The picture to have in mind is that a copy of the variables $(\xi, \omega)$ is created and then this copy is amalgamated with the original over $\omega$ in such a way that $\xi$ and $\xi'$ are “orthogonal” (i.e., independent) given the $\omega$ they share.

It is worth noting that the conditional product does not increase the state space of the random variables. We have no such control in the maximum entropy principle.

Application: strengthening information inequalities

I learned the following example from Laszlo Csirmaz. Let $[abcd] = (a:b\mid c) + (a:b\mid d) + (c:d) - (a:b)$ denote the Ingleton functional. It may be checked by linear programming that the following is a valid Shannon inequality for 5 random variables:

$[abcd] + (z:b\mid c) + (z:c\mid b) + (b:c\mid z) \ge -3 (z:ad\mid bc).$

It appears possible that the left-hand side, let’s call it $\psi$ , could become negative, but this actually cannot happen due to MAXE! Suppose that there is an almost-entropic point $h$ such that $\psi(h) < 0$ . Let $\Delta$ be the simplicial complex generated by the marginals appearing in $\psi$ and notice that $z$ is independent of $ad$ in $\Delta$ , i.e., neither $az$ nor $dz$ appear in any entropy evaluation in $\psi$ . We can apply MAXE to obtain an almost-entropic point $h'$ with $(z:ad\mid bc) = 0$ and $\psi(h') = \psi(h)$ . But this point will contradict the Shannon inequality above which is absurd.

This reasoning proves the stronger inequality

$[abcd] + (z:b\mid c) + (z:c\mid b) + (b:c\mid z) \ge 0,$

which simplifies to the well-known Zhang–Yeung inequality for $z=a$ . This is very close to how Zhang and Yeung originally proved their inequality which was the first example of a non-Shannon information inequality.
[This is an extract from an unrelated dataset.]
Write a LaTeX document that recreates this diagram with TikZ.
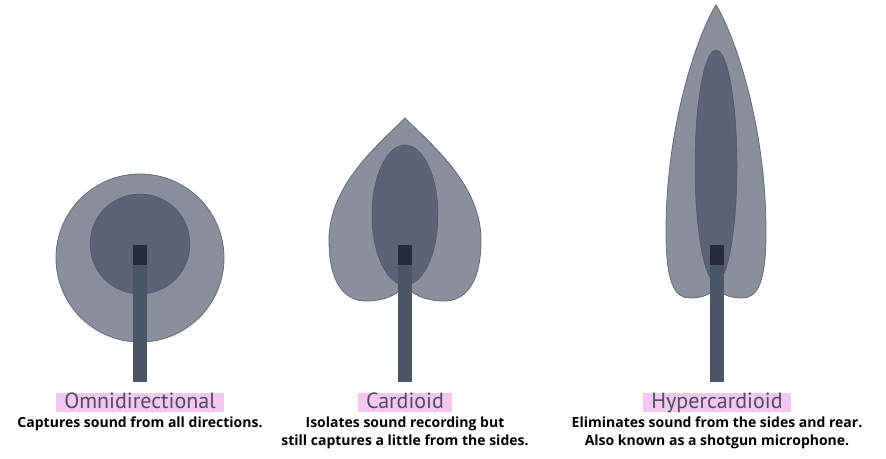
\documentclass[tikz,border=0pt]{standalone}
\usepackage{fontspec}
\setmainfont{PT Sans}
\newfontfamily\notefont{Open Sans}
\usepackage{tikz}
\usetikzlibrary{positioning}
\definecolor{lobeBack}{HTML}{8B8E9D}
\definecolor{lobeFrame}{HTML}{676A7A}
\definecolor{coreBack}{HTML}{5D6374}
\definecolor{stemGrey}{HTML}{4B5565}
\definecolor{capsuleDark}{HTML}{262A3A}
\definecolor{titleGrey}{HTML}{4E4E58}
\definecolor{markerPink}{HTML}{F4C6F0}

\begin{document}
\begin{tikzpicture}[x=1pt,y=-1pt,node distance=10pt]
  \tikzstyle{lobe}=[fill=lobeBack,draw=lobeFrame,line width=0.8pt]
  \tikzstyle{core}=[fill=coreBack,draw=coreBack!85!black,line width=0.5pt]
  \tikzstyle{stemBar}=[fill=stemGrey,inner sep=0pt,minimum width=14pt,minimum height=137pt]
  \tikzstyle{patternTitle}=[fill=markerPink,text=titleGrey,inner xsep=8pt,inner ysep=0pt,text height=15pt,text depth=4pt,font=\fontsize{22}{24}\selectfont]
  \tikzstyle{patternNote}=[align=center,inner sep=0pt,font=\notefont\fontsize{14}{18}\selectfont\bfseries]
  \useasboundingbox (0,0) rectangle (886,458);
  % omnidirectional
  \fill[lobe] (140,258) circle (84);
  \fill[core] (140,244) circle (50);
  \node[stemBar] (omniStem) at (140,313.5) {};
  \fill[capsuleDark] (omniStem.north west) rectangle ++(14,20);
  \node[patternTitle,below=11pt of omniStem] (omniTitle) {Omnidirectional};
  \node[patternNote,below=4pt of omniTitle] (omniNote) {Captures sound from all directions.};
  % cardioid
  \filldraw[lobe] (405,118) .. controls (432,145) and (481,185) .. (481,240)
    .. controls (481,288) and (462,301) .. (444,301) .. controls (425,301) and (411,294) .. (405,285)
    .. controls (399,294) and (385,301) .. (366,301) .. controls (348,301) and (329,288) .. (329,240)
    .. controls (329,185) and (378,145) .. (405,118) -- cycle;
  \filldraw[core] (405,215) ellipse (33 and 70);
  \node[stemBar] (cardStem) at (405,313.5) {};
  \fill[capsuleDark] (cardStem.north west) rectangle ++(14,20);
  \node[patternTitle,below=11pt of cardStem] (cardTitle) {Cardioid};
  \node[patternNote,below=4pt of cardTitle] (cardNote) {Isolates sound recording but\\still captures a little from the sides.};
  % hypercardioid
  \filldraw[lobe] (716,5) .. controls (732,30) and (766,120) .. (766,232)
    .. controls (766,284) and (757,298) .. (742,298) .. controls (728,298) and (720,293) .. (716,288)
    .. controls (712,293) and (704,298) .. (690,298) .. controls (675,298) and (666,284) .. (666,232)
    .. controls (666,120) and (700,30) .. (716,5) -- cycle;
  \filldraw[core] (716,166) ellipse (21 and 116);
  \node[stemBar] (hyperStem) at (717,313.5) {};
  \fill[capsuleDark] (hyperStem.north west) rectangle ++(14,20);
  \node[patternTitle,below=11pt of hyperStem] (hyperTitle) {Hypercardioid};
  \node[patternNote,below=4pt of hyperTitle] (hyperNote) {Eliminates sound from the sides and rear.\\Also known as a shotgun microphone.};
\end{tikzpicture}
\end{document}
For the purposes of proving unconditional information inequalities, the distinction between entropic and almost-entropic points is immaterial. Thus, MAXE appears to be more general than the Copy lemma. As far as I am aware, there is no known instance to date of a valid information inequality which can be proved with MAXE but not with iterated applications of the Copy lemma. In fact, even independently of MAXE, I do not know of any valid information inequality which cannot be proved by iterated use of the Copy lemma.

Addendum (16 Sep 2025): Laszlo Csirmaz has recently published a manuscript on Exploring the entropic region which discusses this topic, among others, in more detail.